Open Space Utilization

Each workspace in your premises should count, including open spaces. Tracking the performance of your lounges and other collaborative spaces can let you identify underuse and increase their value to users. 

If you have a barely-used lobby, for instance, you can convert it into a conference area as long as you have many occupants going in and out. You can gather data on usage and comfort from your staff before you turn your uneconomical open space into something more lucrative. 

Cost Per Seat and Person

Cost per seat and person are some of the space utilization metrics you should always measure. The Cost per Seat metric allows you to calculate the average occupancy cost for your workplace. 

You compute it by dividing the total overhead costs by the number of seats in your premises. 

If the Cost per Seat outcome is too high, you should reconfigure the space to make it more efficient. The cost per person metric lets you compute your occupancy rate based on the number of workers you have. 

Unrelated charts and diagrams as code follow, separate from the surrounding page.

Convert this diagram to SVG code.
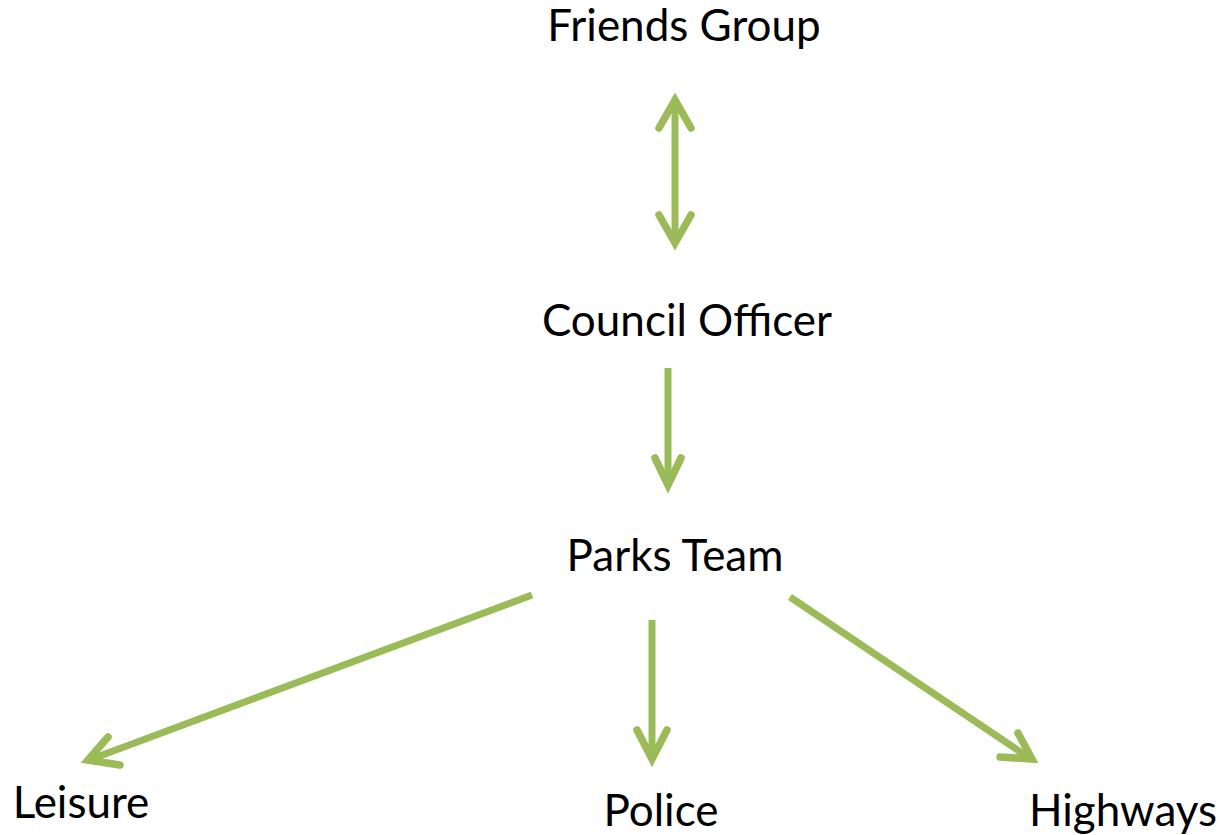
<svg xmlns="http://www.w3.org/2000/svg" width="1220" height="835" viewBox="0 0 1220 835">
<style>
.t{font-family:Lato,"Open Sans","Liberation Sans",sans-serif;font-size:44px;fill:#000;text-anchor:middle}
.c{fill:none;stroke:#9BBB59;stroke-width:7.5;stroke-linecap:round;stroke-linejoin:miter}
.s{fill:none;stroke:#9BBB59;stroke-width:7;stroke-linecap:butt}
</style>
<rect width="1220" height="835" fill="#fff"/>
<g id="friends"><text class="t" x="684" y="41">Friends Group</text></g>
<g id="council"><text class="t" x="687" y="336">Council Officer</text></g>
<g id="parks"><text class="t" x="675" y="571">Parks Team</text></g>
<g id="leisure"><text class="t" x="81" y="818">Leisure</text></g>
<g id="police"><text class="t" x="661" y="826">Police</text></g>
<g id="highways"><text class="t" x="1123" y="826">Highways</text></g>
<g id="connectors">
<line class="s" x1="675" y1="102" x2="675" y2="241"/>
<polyline class="c" points="659,128 675,100 691,128"/>
<polyline class="c" points="659,215 675,243 691,215"/>
<line class="s" x1="668" y1="368" x2="668" y2="484"/>
<polyline class="c" points="655,458 668,485 681,458"/>
<line class="s" x1="652" y1="620" x2="652" y2="758"/>
<polyline class="c" points="637,730 652,759 667,730"/>
<line class="s" x1="532" y1="595" x2="89" y2="760"/>
<polyline class="c" points="108,737 88,760 120,765"/>
<line class="s" x1="790" y1="597" x2="1031" y2="759"/>
<polyline class="c" points="1018,733 1032,759 1000,757"/>
</g>
</svg>
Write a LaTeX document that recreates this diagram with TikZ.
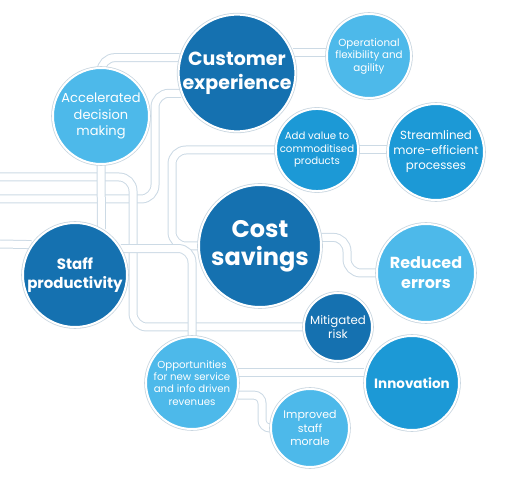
\documentclass[tikz,border=0pt]{standalone}
\usepackage{fontspec}
\setmainfont{Poppins}
\usetikzlibrary{backgrounds}

\definecolor{darkblue}{HTML}{1571B0}
\definecolor{midblue}{HTML}{1C99D6}
\definecolor{lightblue}{HTML}{4DB9EA}
\definecolor{ringline}{HTML}{C9D6E0}
\definecolor{pipeline}{HTML}{CCDAE5}

\tikzset{
  bubble/.style={circle, draw=white, line width=2pt,
    preaction={draw=ringline, line width=3.6pt},
    text=white, align=center, inner sep=0pt},
  darkbub/.style={bubble, fill=darkblue},
  midbub/.style={bubble, fill=midblue},
  lightbub/.style={bubble, fill=lightblue},
  pipe/.style={draw=pipeline, line width=1pt, double=white,
    double distance=7pt, rounded corners=14pt},
}

\begin{document}
\begin{tikzpicture}[x=1pt, y=-1pt]
    \useasboundingbox (0,0) rectangle (515,484);

    % Big circles
    \node[darkbub, minimum size=114pt, font=\bfseries\fontsize{19}{24}\selectfont] (cust) at (237,73) {Customer\\experience};
    \node[darkbub, minimum size=122pt, font=\bfseries\fontsize{24}{28}\selectfont] (cost) at (260,246) {Cost\\savings};
    \node[darkbub, minimum size=104pt, font=\bfseries\fontsize{15}{19}\selectfont] (staff) at (75,275) {Staff\\productivity};
    \node[darkbub, minimum size=68pt, font=\fontsize{11.8}{14}\selectfont] (mitig) at (338,327) {Mitigated\\risk};

    % Medium circles
    \node[midbub, minimum size=82pt, font=\fontsize{10.2}{12.5}\selectfont] (addv) at (317,150) {Add value to\\commoditised\\products};
    \node[midbub, minimum size=96pt, font=\fontsize{11.8}{15}\selectfont] (stream) at (436,152) {Streamlined\\more-efficient\\processes};
    \node[midbub, minimum size=94pt, font=\bfseries\fontsize{13.5}{16}\selectfont] (innov) at (412,383) {Innovation};

    % Light circles
    \node[lightbub, minimum size=84pt, font=\fontsize{10.3}{12.5}\selectfont] (oper) at (369,56) {Operational\\flexibility and\\agility};
    \node[lightbub, minimum size=96pt, font=\fontsize{13}{16.5}\selectfont] (accel) at (101,116) {Accelerated\\decision\\making};
    \node[lightbub, minimum size=98pt, font=\bfseries\fontsize{16}{20}\selectfont] (reduce) at (426,273) {Reduced\\errors};
    \node[lightbub, minimum size=92pt, font=\fontsize{10.2}{12.3}\selectfont] (opport) at (192,383) {Opportunities\\for new service\\and info driven\\revenues};
    \node[lightbub, minimum size=78pt, font=\fontsize{11}{13.5}\selectfont] (morale) at (310,428) {Improved\\staff\\morale};

    % Free ends at the left edge
    \coordinate (w1) at (0,177);
    \coordinate (w2) at (0,199);
    \coordinate (w3) at (0,244);

    % Pipes
    \begin{scope}[on background layer]
        \draw[pipe] (cust.165) -| (accel.north);
        \draw[pipe] (cust.200) -| (155,199) -- (w2);
        \draw[pipe] (addv.west) -- (172,150) -- (172,246) -- (cost.west);
        \draw[pipe] (w1) -- (133,177) -- (133,327) -- (mitig.west);
        \draw[pipe] (accel.south) -- (staff.60);
        \draw[pipe] (w3) -- (staff.145);
        \draw[pipe] (staff.30) -| (opport.north);
        \draw[pipe] (cost.8) -| (347,273) -- (reduce.west);
        \draw[pipe] (cust.20) -- (cust.20 -| oper.west);
        \draw[pipe] (addv.east) -- (addv.east -| stream.west);
        \draw[pipe] (opport.13) -- (opport.13 -| innov.west);
        \draw[pipe, rounded corners=8pt] (opport.-15) -| (262,428) -- (morale.west);
    \end{scope}
\end{tikzpicture}
\end{document}
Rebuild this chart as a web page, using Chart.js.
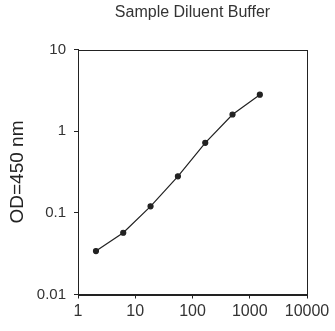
<!DOCTYPE html>
<html>
<head>
<meta charset="utf-8">
<script src="https://cdn.jsdelivr.net/npm/chart.js@4"></script>
<style>
  html, body { margin: 0; padding: 0; background: #fff; }
  canvas { display: block; }
</style>
</head>
<body>
<canvas id="chart" width="335" height="331"></canvas>
<script>
// Sample Diluent Buffer – standard curve (log/log)

const dilution = [2.06, 6.17, 18.5, 55.6, 167, 500, 1500];
const od450 = [0.034, 0.057, 0.12, 0.28, 0.72, 1.6, 2.8];
const xTicks = [1, 10, 100, 1000, 10000];
const yTicks = [0.01, 0.1, 1, 10];

const ink = '#222';
const labelColor = '#333';
const font = 'Liberation Sans, Arial, sans-serif';

// box round the plot area (top + right sides like the original)
const frame = {
  id: 'frame',
  afterDraw(chart) {
    const { ctx, chartArea: a } = chart;
    ctx.save();
    ctx.strokeStyle = ink;
    ctx.lineWidth = 1;
    ctx.strokeRect(Math.round(a.left) + 0.5, Math.round(a.top) + 0.5,
      Math.round(a.right - a.left), Math.round(a.bottom - a.top));
    ctx.restore();
  }
};

new Chart(document.getElementById('chart'), {
  type: 'line',
  data: {
    datasets: [{
      data: dilution.map((x, i) => ({ x, y: od450[i] })),
      borderColor: ink,
      backgroundColor: ink,
      borderWidth: 1.2,
      pointRadius: 2.5,
      pointHoverRadius: 2.5,
      tension: 0,
    }]
  },
  options: {
    responsive: false,
    animation: false,
    layout: { padding: { left: 0, right: 28, top: 0, bottom: 0 } },
    plugins: {
      legend: { display: false },
      tooltip: { enabled: false },
      title: {
        display: true,
        fullSize: false,
        text: 'Sample Diluent Buffer',
        color: labelColor,
        font: { family: font, size: 16, weight: 'normal' },
        padding: { top: 3, bottom: 27.3 },
      }
    },
    scales: {
      x: {
        type: 'logarithmic',
        min: 1, max: 10000,
        afterBuildTicks: s => { s.ticks = xTicks.map(v => ({ value: v })); },
        afterFit: s => { s.height = 36.5; },
        border: { color: ink, width: 1 },
        grid: { drawOnChartArea: false, color: ink, tickLength: 4 },
        ticks: {
          color: labelColor,
          padding: 3,
          maxRotation: 0,
          font: { family: font, size: 16 },
          callback: v => String(v),
        }
      },
      y: {
        type: 'logarithmic',
        min: 0.01, max: 10,
        afterBuildTicks: s => { s.ticks = yTicks.map(v => ({ value: v })); },
        afterFit: s => { s.width = 78; },
        border: { color: ink, width: 1 },
        grid: { drawOnChartArea: false, color: ink, tickLength: 4 },
        ticks: {
          color: labelColor,
          padding: 8,
          font: { family: font, size: 15 },
          callback: v => String(v),
        },
        title: {
          display: true,
          text: 'OD=450 nm',
          color: '#222',
          font: { family: font, size: 19 },
          padding: { top: 6, bottom: 0 },
        }
      }
    }
  },
  plugins: [frame]
});
</script>
</body>
</html>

You should divide the total overhead costs by the sum of your employees. The outcome will let you know if you have fewer or more workers than you need for your office capacity.

Office to Workstation Ratio Metric

Among the most crucial space utilization metrics for your organization is the office-to-workstation ratio. The ratio compares all your offices to the sum of all your workstations. Do you have adequate workstations in each office? 

Computing the office-to-workstation ratio can help you figure out if you need additional workstations in some offices while meeting the needs of every employee. 

Conclusion

Space utilization metrics can let you use your workspace more productively and economically. These metrics will enable you to gather valuable space utilization data that shows overcrowded and underutilized areas.  You can track this data with software that can integrate with different Internet of Things sensors. You can then use this data to repurpose the less efficient office spaces.